AKP hükümeti ve başbakan bunları yaparken nazi propaganda yöntemlerini uygulamaktan hiç geri kalmıyor. Zaman zaman akla değil duygulara hitap ederek gerçekleri ters yüz ediyor. Baskıcı, yasakcı, saldırgan yöntemler yanında bir yalanı ne kadar çok topluma boca edersen, hele bir de medya ile, dinsel motifle bunu yaparsan etkisi o kadar fazla kalır anlayışı… “bi taraf olan ber taraf olur” zihniyetiyle buluşuyor.
***
Son olarak Hopa’da yaşanan zalimce tutum büyük dersler açığa çıkarıyor. AKP kuyrukçusu liberallerin de sempatiyle destekledikleri, “ileri demokrasi” masalını başbakan Hopa’da anlatırken, polis güçleri sokaklarda halka saldırıyordu. Başbakan bir sonraki miting alanında hemen Hopa halkını eşkiyalıkla suçlamaktan geri durmuyordu. Demokratik tepki hakkını kullanan Hopa halkına ilk saldıran polis güçleri değilmiş gibi, gerçeği ters yüz etmeye çalışıyordu. Polis korumasının taşla başından yaralanarak ağır yaralandığı iddiası ile saldırıya maruz kalan halkı, saldıran olarak göstermeye çalışıyor, “Tabii bu arada bir tanesi de kalp krizi geçirerek ölmüş, kimliğini bilmiyorum, üzerinde durmaya da gerek duymuyorum.” sözleri ile vicdanları sızlatıyor, her dürüst insanı ürküterek, düşünmeye sevkediyordu. Maalesef polis saldırısı sırasında hayatını kaybeden, 54 yaşındaki emekli bir öğretmen, Metin Lokumcu hakkında bu ülkenin başbakanı böyle konuşabiliyor! Oysa Metin Hoca’nın ölümünden AKP sorumludur. AKP’nin büyük destek aldığı muhafazakar kesimlerin değerlerinde bile ölmüş bir insanın arkasından başbakan gibi konuşulmaz. Anadolu insanının değerlerinde böyle bir yabancılaşma kabul görmez. Bu olsa olsa halk düşmanı faşist bir kişiliğin özelliği olabilir.

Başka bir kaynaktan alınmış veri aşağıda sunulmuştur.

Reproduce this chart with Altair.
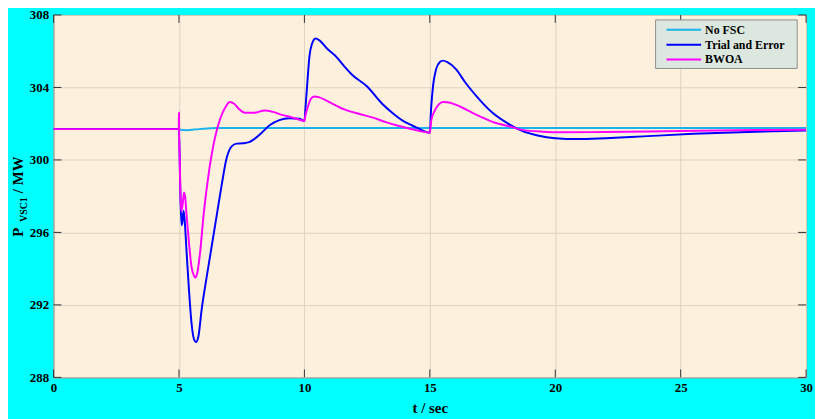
import altair as alt
import pandas as pd

names = ["No FSC", "Trial and Error", "BWOA"]
colors = ["#1AB4EA", "#0000FF", "#FF00FF"]

t_nofsc = [0, 5.0, 5.05, 5.3, 5.8, 6.5, 7.5, 30]
p_nofsc = [301.7, 301.7, 301.66, 301.64, 301.7, 301.76, 301.76, 301.76]

t_trial = [0, 5.0, 5.05, 5.1, 5.14, 5.18, 5.22, 5.3, 5.4, 5.5,
           5.6, 5.68, 5.78, 5.9, 6.1, 6.3, 6.5, 6.7, 6.9, 7.1,
           7.3, 7.55, 7.8, 8.0, 8.3, 8.6, 9.0, 9.4, 9.8, 10.0,
           10.05, 10.13, 10.2, 10.3, 10.45, 10.6, 10.9, 11.3, 11.6, 11.9,
           12.5, 13.1, 13.5, 13.9, 14.3, 14.6, 15.0, 15.05, 15.13, 15.25,
           15.4, 15.52, 15.7, 16.05, 16.4, 16.84, 17.2, 17.5, 18.15, 18.68,
           19.3, 20.0, 20.9, 22.0, 23.5, 25.5, 28.0, 30.0]
p_trial = [301.7, 301.7, 298.5, 296.4, 296.6, 297.2, 296.8, 295.0, 292.8, 291.0,
           290.1, 289.95, 290.3, 291.7, 293.5, 295.2, 296.9, 298.6, 300.1, 300.75,
           300.9, 300.92, 300.98, 301.15, 301.5, 301.9, 302.2, 302.3, 302.27, 302.15,
           303.0, 304.5, 305.7, 306.4, 306.7, 306.6, 306.15, 305.65, 305.15, 304.7,
           304.05, 303.1, 302.6, 302.18, 301.9, 301.7, 301.5, 302.8, 304.1, 305.0,
           305.4, 305.48, 305.4, 305.0, 304.3, 303.55, 303.0, 302.6, 301.98, 301.6,
           301.35, 301.2, 301.15, 301.2, 301.3, 301.44, 301.56, 301.62]

t_bwoa = [0, 4.99, 5.0, 5.01, 5.03, 5.07, 5.1, 5.15, 5.2, 5.25,
          5.3, 5.4, 5.5, 5.6, 5.65, 5.72, 5.85, 5.98, 6.2, 6.44,
          6.65, 6.84, 7.03, 7.2, 7.4, 7.63, 8.0, 8.42, 8.75, 9.07,
          9.5, 10.0, 10.05, 10.13, 10.25, 10.39, 10.6, 10.92, 11.57, 12.23,
          12.7, 13.28, 13.7, 14.2, 14.6, 15.0, 15.06, 15.19, 15.35, 15.52,
          15.7, 16.31, 16.7, 17.1, 17.6, 18.15, 18.68, 19.5, 20.3, 22.0,
          25.0, 28.0, 30.0]
p_bwoa = [301.7, 301.7, 302.6, 301.1, 300.0, 297.6, 297.2, 297.6, 298.2, 297.9,
          297.0, 295.4, 294.1, 293.6, 293.5, 293.7, 295.0, 296.95, 299.4, 301.26,
          302.3, 302.88, 303.2, 303.1, 302.8, 302.6, 302.6, 302.73, 302.65, 302.5,
          302.35, 302.16, 302.5, 302.9, 303.35, 303.5, 303.45, 303.25, 302.8, 302.52,
          302.35, 302.07, 301.9, 301.72, 301.6, 301.5, 302.2, 302.7, 303.05, 303.2,
          303.18, 302.88, 302.6, 302.34, 302.05, 301.86, 301.66, 301.56, 301.53, 301.54,
          301.6, 301.65, 301.67]

x_ticks = [0, 5, 10, 15, 20, 25, 30]
y_ticks = [288, 292, 296, 300, 304, 308]

FONT = "Liberation Serif"
W, H = 760, 366

frames = []
for n, ts, ps in [(names[0], t_nofsc, p_nofsc), (names[1], t_trial, p_trial), (names[2], t_bwoa, p_bwoa)]:
    frames.append(pd.DataFrame({"t": ts, "p": ps, "series": n}))
df = pd.concat(frames, ignore_index=True)

x_enc = alt.X("t:Q", scale=alt.Scale(domain=[0, 30], nice=False, zero=False),
              axis=alt.Axis(values=x_ticks, title="t / sec", ticks=False, domain=False,
                            labelFlush=False, labelPadding=4, titlePadding=6, grid=True, format="d"))
y_enc = alt.Y("p:Q", scale=alt.Scale(domain=[288, 308], nice=False, zero=False),
              axis=alt.Axis(values=y_ticks, title=None, ticks=False, domain=False,
                            labelPadding=5, grid=True, format="d"))
color_enc = alt.Color("series:N", scale=alt.Scale(domain=names, range=colors), legend=None)

lines = [
    alt.Chart(df).transform_filter(alt.datum.series == n)
    .mark_line(strokeWidth=2, interpolate="monotone")
    .encode(x=x_enc, y=y_enc, color=color_enc)
    for n in names
]

xt = pd.DataFrame({"t": x_ticks})
yt = pd.DataFrame({"p": y_ticks})
tick_color = "#333333"
xtick_b = alt.Chart(xt).mark_rule(color=tick_color).encode(x=x_enc, y=alt.value(H), y2=alt.value(H - 8))
xtick_t = alt.Chart(xt).mark_rule(color=tick_color).encode(x=x_enc, y=alt.value(0), y2=alt.value(8))
ytick_l = alt.Chart(yt).mark_rule(color=tick_color).encode(y=y_enc, x=alt.value(0), x2=alt.value(8))
ytick_r = alt.Chart(yt).mark_rule(color=tick_color).encode(y=y_enc, x=alt.value(W), x2=alt.value(W - 8))

one = pd.DataFrame({"a": [0]})
title_style = dict(angle=270, align="left", baseline="alphabetic", font=FONT,
                   fontWeight="bold", color="black")
yt_p = alt.Chart(one).mark_text(text="P", fontSize=15, **title_style).encode(
    x=alt.value(-31), y=alt.value(224))
yt_sub = alt.Chart(one).mark_text(text="VSC1", fontSize=10, **title_style).encode(
    x=alt.value(-27), y=alt.value(209))
yt_mw = alt.Chart(one).mark_text(text="/ MW", fontSize=15, **title_style).encode(
    x=alt.value(-31), y=alt.value(180))

main = alt.layer(*lines, xtick_b, xtick_t, ytick_l, ytick_r, yt_p, yt_sub, yt_mw)

leg_df = pd.DataFrame({"series": names})
leg_y = alt.Y("series:N", scale=alt.Scale(type="point", domain=names, range=[15, 45], padding=0),
              axis=None)
leg_box = alt.Chart(one).mark_rect(fill="#DCE8DF", stroke="#8C8C8C", strokeWidth=1).encode(
    x=alt.value(608), x2=alt.value(751), y=alt.value(5), y2=alt.value(54))
leg_sym = alt.Chart(leg_df).mark_rule(strokeWidth=2).encode(
    x=alt.value(619), x2=alt.value(654), y=leg_y, color=color_enc)
leg_txt = alt.Chart(leg_df).mark_text(align="left", baseline="middle", font=FONT,
                                      fontWeight="bold", fontSize=12, color="black").encode(
    x=alt.value(658), y=leg_y, text="series:N")
legend = alt.layer(leg_box, leg_sym, leg_txt)

chart = (
    alt.layer(main, legend)
    .resolve_scale(y="independent")
    .properties(width=W, height=H, autosize=alt.AutoSizeParams(type="none"),
                padding={"left": 46, "top": 5, "right": 9, "bottom": 40},
                background="#00FFFF")
    .configure_view(fill="#FDF1DE", stroke="#4D4D4D", strokeWidth=1)
    .configure_axis(labelFont=FONT, labelFontWeight="bold", labelFontSize=13, labelColor="black",
                    titleFont=FONT, titleFontSize=15, titleFontWeight="bold", titleColor="black",
                    gridColor="#DDD2C2", gridWidth=1)
)

chart.save("out.html", embed_options={"renderer": "svg", "actions": False})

Hopa’daki gelişmelerin de gösterdiği gibi, 12 Haziran sonrasında AKP, geçici olarak yumuşama, kapsayıcılık vs… demagojilerine başvuracak da olsa, otoriter, baskıcı yüzünü daha çok gösterecektir. Diğer taraftan Türkiye’de bugüne kadar uygulanan ekonomik politikaların, iç-iktidar kavgasının, rant politikalarının tozu dumanı ardına gizlenmeye çalışılan; geniş kitlelerin karşı karşıya kaldığı işsizlik, yoksulluk, hak gaspları, tarımın tahribatı, gençliğin mağduriyeti, güvencesiz çalışma şartları ve sürdürülen gerici, adaletsiz siyasetin sonuçları olarak artan mağduriyet ve memnuniyetsizliklerdir. Bu nesnel durum da, devrimci demokrat güçlerin örgütlenme ve mücadele potansiyelini göstermektedir. Gerilim üzerinden yapay saflaşma yaratarak yönetmeye çalışanlar bir süre sonra, saflaşmanın diğer parçalarını, Metin Lokumcu’yu vicdanında duyanları, başbakanı aklamayanları yönetemez duruma düşerler. Hele bir de yapay saflaşma toplumdaki gerçek temeline oturur da, “demokrasiden yana olanlar, olmayanlar” “ezenler-ezilenler”, “sömürenler-sömürülenler” şeklinde bir saflaşma cisimleşirse, işte o zaman halkın coşkulu mücadelesi durdurulamaz. Hopa’da halkın direnci, siyasetin düzeniçi sıkışmışlık dışında, kendi özgücüne güvenen bagımsız devrimci bir çizginin örgütlenme ve mücadele potansiyelinin işareti olarak görülmelidir. Önümüzdeki dönemde tüm ülkede bu potansiyeli örgütleme ve harekete geçirme görevi devrimci güçlerin en temel vazifesidir. İşte o zaman otoriter baskıcı rejim heveslilerinin faşist yöntemleri etkisiz kalacak umut büyüyecektir.